_Recorded data_
_ _ _
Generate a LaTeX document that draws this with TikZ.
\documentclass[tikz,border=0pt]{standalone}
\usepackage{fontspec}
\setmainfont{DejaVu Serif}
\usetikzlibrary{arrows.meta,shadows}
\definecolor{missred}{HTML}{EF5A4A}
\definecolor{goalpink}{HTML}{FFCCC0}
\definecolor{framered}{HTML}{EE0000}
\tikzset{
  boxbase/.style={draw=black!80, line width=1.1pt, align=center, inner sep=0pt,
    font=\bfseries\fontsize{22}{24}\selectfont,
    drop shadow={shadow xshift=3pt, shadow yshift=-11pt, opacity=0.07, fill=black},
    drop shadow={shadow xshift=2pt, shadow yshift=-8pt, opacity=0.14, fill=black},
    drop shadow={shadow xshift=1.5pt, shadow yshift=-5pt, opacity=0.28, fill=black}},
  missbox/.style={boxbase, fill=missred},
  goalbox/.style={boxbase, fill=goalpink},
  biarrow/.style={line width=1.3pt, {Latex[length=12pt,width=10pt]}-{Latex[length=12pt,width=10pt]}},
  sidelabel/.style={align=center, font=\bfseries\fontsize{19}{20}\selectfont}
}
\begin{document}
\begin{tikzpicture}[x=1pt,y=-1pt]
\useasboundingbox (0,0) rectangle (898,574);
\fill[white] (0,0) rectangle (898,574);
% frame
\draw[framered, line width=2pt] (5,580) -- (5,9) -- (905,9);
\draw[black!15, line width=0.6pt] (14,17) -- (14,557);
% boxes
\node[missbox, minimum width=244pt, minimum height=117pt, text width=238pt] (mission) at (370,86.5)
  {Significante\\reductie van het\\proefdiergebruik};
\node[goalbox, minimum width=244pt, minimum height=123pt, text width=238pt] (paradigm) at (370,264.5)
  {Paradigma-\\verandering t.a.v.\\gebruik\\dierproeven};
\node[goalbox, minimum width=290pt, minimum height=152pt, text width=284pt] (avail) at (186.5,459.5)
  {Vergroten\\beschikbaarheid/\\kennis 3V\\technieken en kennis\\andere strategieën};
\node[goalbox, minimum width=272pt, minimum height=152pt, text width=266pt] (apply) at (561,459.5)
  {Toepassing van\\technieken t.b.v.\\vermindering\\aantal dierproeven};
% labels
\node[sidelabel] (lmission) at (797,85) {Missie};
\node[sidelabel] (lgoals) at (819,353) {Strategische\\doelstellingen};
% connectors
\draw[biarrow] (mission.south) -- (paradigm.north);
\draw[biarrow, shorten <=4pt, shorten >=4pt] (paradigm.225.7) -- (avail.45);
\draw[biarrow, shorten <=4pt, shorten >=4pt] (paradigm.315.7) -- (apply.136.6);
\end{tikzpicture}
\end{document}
_ _ _
Return all the data above once more, precisely as given.

Generate a LaTeX document that draws this with TikZ.
\documentclass[tikz,border=0pt]{standalone}
\usepackage{fontspec}
\setmainfont{DejaVu Serif}
\usetikzlibrary{arrows.meta,shadows}
\definecolor{missred}{HTML}{EF5A4A}
\definecolor{goalpink}{HTML}{FFCCC0}
\definecolor{framered}{HTML}{EE0000}
\tikzset{
  boxbase/.style={draw=black!80, line width=1.1pt, align=center, inner sep=0pt,
    font=\bfseries\fontsize{22}{24}\selectfont,
    drop shadow={shadow xshift=3pt, shadow yshift=-11pt, opacity=0.07, fill=black},
    drop shadow={shadow xshift=2pt, shadow yshift=-8pt, opacity=0.14, fill=black},
    drop shadow={shadow xshift=1.5pt, shadow yshift=-5pt, opacity=0.28, fill=black}},
  missbox/.style={boxbase, fill=missred},
  goalbox/.style={boxbase, fill=goalpink},
  biarrow/.style={line width=1.3pt, {Latex[length=12pt,width=10pt]}-{Latex[length=12pt,width=10pt]}},
  sidelabel/.style={align=center, font=\bfseries\fontsize{19}{20}\selectfont}
}
\begin{document}
\begin{tikzpicture}[x=1pt,y=-1pt]
\useasboundingbox (0,0) rectangle (898,574);
\fill[white] (0,0) rectangle (898,574);
% frame
\draw[framered, line width=2pt] (5,580) -- (5,9) -- (905,9);
\draw[black!15, line width=0.6pt] (14,17) -- (14,557);
% boxes
\node[missbox, minimum width=244pt, minimum height=117pt, text width=238pt] (mission) at (370,86.5)
  {Significante\\reductie van het\\proefdiergebruik};
\node[goalbox, minimum width=244pt, minimum height=123pt, text width=238pt] (paradigm) at (370,264.5)
  {Paradigma-\\verandering t.a.v.\\gebruik\\dierproeven};
\node[goalbox, minimum width=290pt, minimum height=152pt, text width=284pt] (avail) at (186.5,459.5)
  {Vergroten\\beschikbaarheid/\\kennis 3V\\technieken en kennis\\andere strategieën};
\node[goalbox, minimum width=272pt, minimum height=152pt, text width=266pt] (apply) at (561,459.5)
  {Toepassing van\\technieken t.b.v.\\vermindering\\aantal dierproeven};
% labels
\node[sidelabel] (lmission) at (797,85) {Missie};
\node[sidelabel] (lgoals) at (819,353) {Strategische\\doelstellingen};
% connectors
\draw[biarrow] (mission.south) -- (paradigm.north);
\draw[biarrow, shorten <=4pt, shorten >=4pt] (paradigm.225.7) -- (avail.45);
\draw[biarrow, shorten <=4pt, shorten >=4pt] (paradigm.315.7) -- (apply.136.6);
\end{tikzpicture}
\end{document}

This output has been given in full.